Problem. Retype exactly what runs from the first line of the data to the line with "import pandas as pd", keeping both of those lines and skipping pictures.

Extracted entries.
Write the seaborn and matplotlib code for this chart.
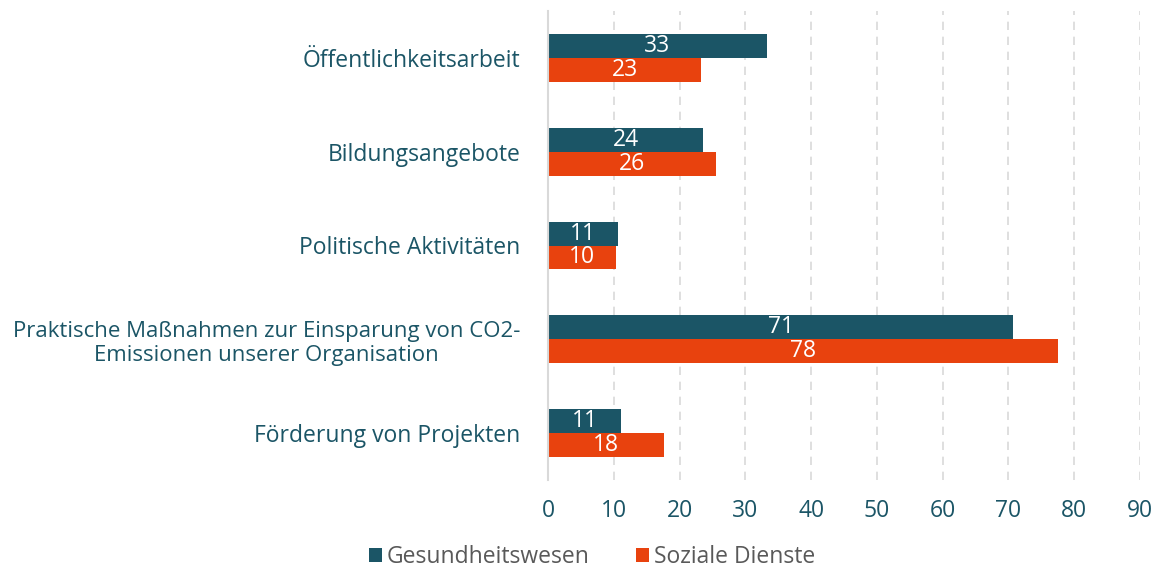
import matplotlib
matplotlib.use("Agg")
import matplotlib.pyplot as plt
import seaborn as sns
import pandas as pd

categories = [
    "Öffentlichkeitsarbeit",
    "Bildungsangebote",
    "Politische Aktivitäten",
    "Praktische Maßnahmen zur Einsparung von CO2-\nEmissionen unserer Organisation",
    "Förderung von Projekten",
]
gesundheit = [33.3, 23.6, 10.7, 70.7, 11.1]
soziale = [23.3, 25.6, 10.3, 77.6, 17.7]
series = ["Gesundheitswesen", "Soziale Dienste"]
colors = ["#1B5566", "#E8420E"]
xticks = [0, 10, 20, 30, 40, 50, 60, 70, 80, 90]

df = pd.DataFrame({
    "cat": categories * 2,
    "val": gesundheit + soziale,
    "series": [series[0]] * len(categories) + [series[1]] * len(categories),
})

sns.set_theme(style="white")
plt.rcParams['font.family'] = ['Open Sans', 'DejaVu Sans']
FS = 16.5

fig = plt.figure(figsize=(11.56, 5.71), dpi=100)
ax = fig.add_axes([548 / 1156, 1 - 480 / 571, (1140 - 548) / 1156, (480 - 11) / 571])

sns.barplot(data=df, y="cat", x="val", hue="series", palette=colors, orient="h",
            width=0.51, ax=ax, saturation=1, legend=True, edgecolor="none")

for c in ax.containers:
    labels = [f"{v:.0f}" for v in c.datavalues]
    ax.bar_label(c, labels=labels, label_type="center", color="white", fontsize=FS)

ax.set_xlim(0, 90)
ax.set_xticks(xticks)
ax.set_xticklabels([str(t) for t in xticks], fontsize=FS, color="#1B5566")
ax.tick_params(axis="y", labelsize=FS, labelcolor="#1B5566", length=0, pad=20)
ax.tick_params(axis="x", length=0, pad=14)
for lab in ax.get_yticklabels():
    lab.set_horizontalalignment("right")
    lab.set_multialignment("center")
    if "\n" in lab.get_text():
        lab.set_fontsize(16.0)
ax.set_xlabel("")
ax.set_ylabel("")
for s in ["top", "right", "bottom"]:
    ax.spines[s].set_visible(False)
ax.spines["left"].set_color("#D9D9D9")
ax.spines["left"].set_linewidth(1.5)
ax.xaxis.grid(True, linestyle=(0, (5, 4)), color="#D9D9D9", linewidth=1.2)
ax.set_axisbelow(True)

handles, labels = ax.get_legend_handles_labels()
ax.legend_.remove()
fig.legend(handles, labels, loc="center", bbox_to_anchor=(592 / 1156, 1 - 557 / 571),
           ncol=2, frameon=False, fontsize=FS, handlelength=0.6, handleheight=0.6,
           handletextpad=0.2, columnspacing=2.0, labelcolor="#595959")

fig.savefig("out.png", dpi=100)
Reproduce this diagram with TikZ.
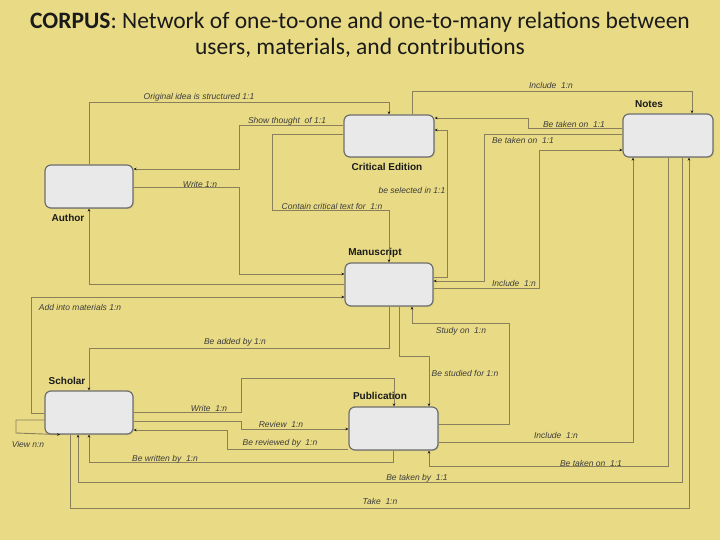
\documentclass[tikz,border=0pt]{standalone}
\usepackage{fontspec}
\setmainfont{Liberation Sans}
\newfontfamily\titlefont{Carlito}
\usepackage{tikz}
\usetikzlibrary{arrows.meta,positioning,shadows}
\definecolor{sand}{HTML}{E9DB85}
\definecolor{boxfill}{HTML}{E9E9E9}
\definecolor{boxline}{HTML}{6E6E6E}
\definecolor{wire}{HTML}{8A7F5C}
\definecolor{ink}{HTML}{1A1A1A}
\tikzset{
  entity/.style={draw=boxline,fill=boxfill,line width=1.2pt,rounded corners=6pt,
                 minimum width=88pt,minimum height=43pt,inner sep=0pt,
                 drop shadow={shadow xshift=1pt,shadow yshift=-1pt,opacity=0.25}},
  etitle/.style={font=\fontsize{10}{12}\selectfont\bfseries,text=ink,inner sep=0pt},
  rel/.style={draw=wire,line width=0.9pt,
              -{Stealth[length=3pt,width=2.6pt,color=ink]}},
  rlabel/.style={font=\fontsize{8.5}{10}\selectfont\itshape,text=ink!85,inner sep=0pt}
}

\begin{document}
\begin{tikzpicture}[x=1pt,y=-1pt]
  \fill[sand] (0,0) rectangle (720,540);
  \useasboundingbox (0,0) rectangle (720,540);

  \node[align=center,text=ink,font=\titlefont\fontsize{23.5}{26}\selectfont] (title) at (360,35)
    {\textbf{CORPUS}: Network of one-to-one and one-to-many relations between\\
     users, materials, and contributions};

  % entities
  \node[entity] (author) at (89,186.5) {};
  \node[entity,minimum width=90pt,minimum height=42pt] (ce) at (389,136) {};
  \node[entity,minimum width=90pt] (notes) at (668,135.5) {};
  \node[entity] (ms) at (389,284.5) {};
  \node[entity] (scholar) at (89,412.5) {};
  \node[entity,minimum width=89pt] (pub) at (393.5,428.5) {};

  \node[etitle] (authorT) at (68,218) {Author};
  \node[etitle] (ceT) at (387,167) {Critical Edition};
  \node[etitle] (notesT) at (649,104) {Notes};
  \node[etitle] (msT) at (375,253) {Manuscript};
  \node[etitle] (scholarT) at (67,381) {Scholar};
  \node[etitle] (pubT) at (380,396) {Publication};

  % author / critical edition / manuscript
  \draw[rel] (author.north) |- (389,102) -- (ce.north);
  \draw[rel] (ce.west |- 0,125) -| (239,169) -- (author.east |- 0,169);
  \draw[rel] (author.east |- 0,187) -| (239,274) -- (ms.west |- 0,274);
  \draw[rel] (ce.west |- 0,134) -| (272,210) -| (ms.north);
  \draw[rel] (ms.west |- 0,284) -| (author.south);
  \draw[rel] (ms.east |- 0,277) -| (447,130) -- (ce.east |- 0,130);

  % notes
  \draw[rel] (notes.west |- 0,128) -| (528,118) -- (ce.east |- 0,118);
  \draw[rel] (notes.west |- 0,134) -| (484,281) -- (ms.east |- 0,281);
  \draw[rel] (ms.east |- 0,288) -| (539,150) -- (notes.west |- 0,150);
  \draw[rel] (ce.north -| 412,0) |- (692,91) -- (notes.north -| 692,0);

  % scholar / manuscript
  \draw[rel] (scholar.west |- 0,413) -| (31,297) -- (ms.west |- 0,297);
  \draw[rel] (ms.south) |- (89,348) -- (scholar.north);

  % manuscript / publication
  \draw[rel] (pub.east |- 0,424) -| (509,323) -| (ms.south -| 412,0);
  \draw[rel] (ms.south -| 399,0) |- (429,356) -- (pub.north -| 429,0);

  % publication / notes / scholar
  \draw[rel] (pub.east |- 0,442) -| (notes.south -| 633,0);
  \draw[rel] (notes.south -| 668,0) |- (429,466) -- (pub.south -| 429,0);
  \draw[rel] (notes.south -| 682,0) |- (78,482) -- (scholar.south -| 78,0);
  \draw[rel] (scholar.south -| 70,0) |- (689,508) -- (notes.south -| 689,0);

  % scholar / publication
  \draw[rel] (scholar.east |- 0,412) -| (241,378) -| (pub.north -| 394,0);
  \draw[rel] (scholar.east |- 0,421) -| (241,429) -- (pub.west |- 0,429);
  \draw[rel] (pub.west |- 0,449) -| (227,430) -- (scholar.east |- 0,430);
  \draw[rel] (pub.south -| 393,0) |- (89,462) -- (scholar.south);
  \draw[rel] (scholar.west |- 0,420) -| (16,433) -- (scholar.south -| 60,0);

  % relation labels
  \node[rlabel] (l01) at (199,97) {Original idea is structured 1:1};
  \node[rlabel] (l02) at (287,121) {Show thought\ \ of 1:1};
  \node[rlabel] (l03) at (200,184) {Write 1:n};
  \node[rlabel] (l04) at (332,206) {Contain critical text for\ \ 1:n};
  \node[rlabel] (l05) at (412,190) {be selected in 1:1};
  \node[rlabel] (l06) at (551,85) {Include\ \ 1:n};
  \node[rlabel] (l07) at (574,124) {Be taken on\ \ 1:1};
  \node[rlabel] (l08) at (523,140) {Be taken on\ \ 1:1};
  \node[rlabel] (l09) at (514,283) {Include\ \ 1:n};
  \node[rlabel] (l10) at (80,307) {Add into materials 1:n};
  \node[rlabel] (l11) at (235,342) {Be added by 1:n};
  \node[rlabel] (l12) at (461,331) {Study on\ \ 1:n};
  \node[rlabel] (l13) at (465,373) {Be studied for 1:n};
  \node[rlabel] (l14) at (556,435) {Include\ \ 1:n};
  \node[rlabel] (l15) at (591,463) {Be taken on\ \ 1:1};
  \node[rlabel] (l16) at (417,478) {Be taken by\ \ 1:1};
  \node[rlabel] (l17) at (380,501) {Take\ \ 1:n};
  \node[rlabel] (l18) at (209,408) {Write\ \ 1:n};
  \node[rlabel] (l19) at (281,424) {Review\ \ 1:n};
  \node[rlabel] (l20) at (280,443) {Be reviewed by\ \ 1:n};
  \node[rlabel] (l21) at (165,459) {Be written by\ \ 1:n};
  \node[rlabel] (l22) at (28,444) {View n:n};
\end{tikzpicture}
\end{document}
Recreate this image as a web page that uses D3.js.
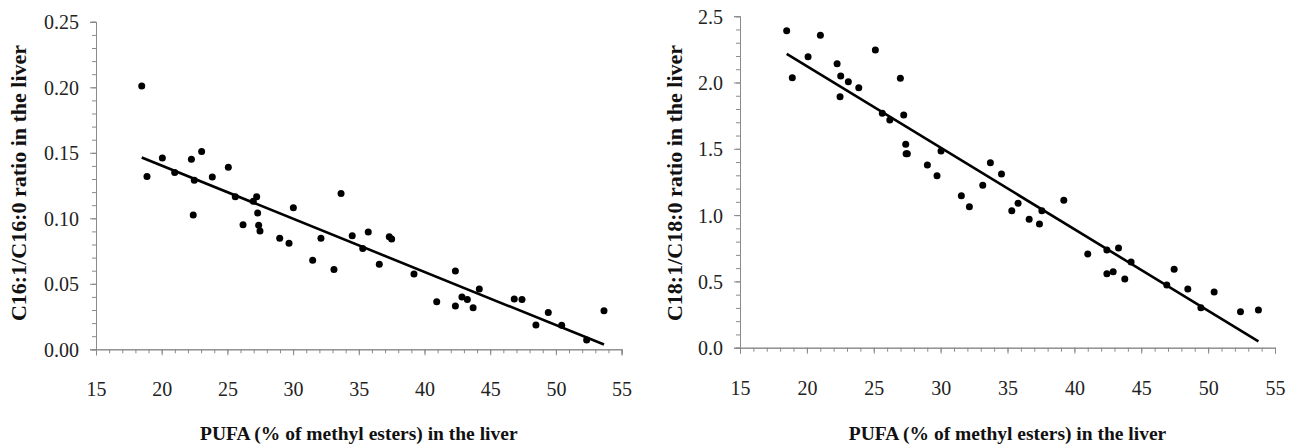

Finished task.
Write the seaborn and matplotlib code for this chart.
import matplotlib
matplotlib.use("Agg")
import matplotlib.pyplot as plt
import seaborn as sns
import pandas as pd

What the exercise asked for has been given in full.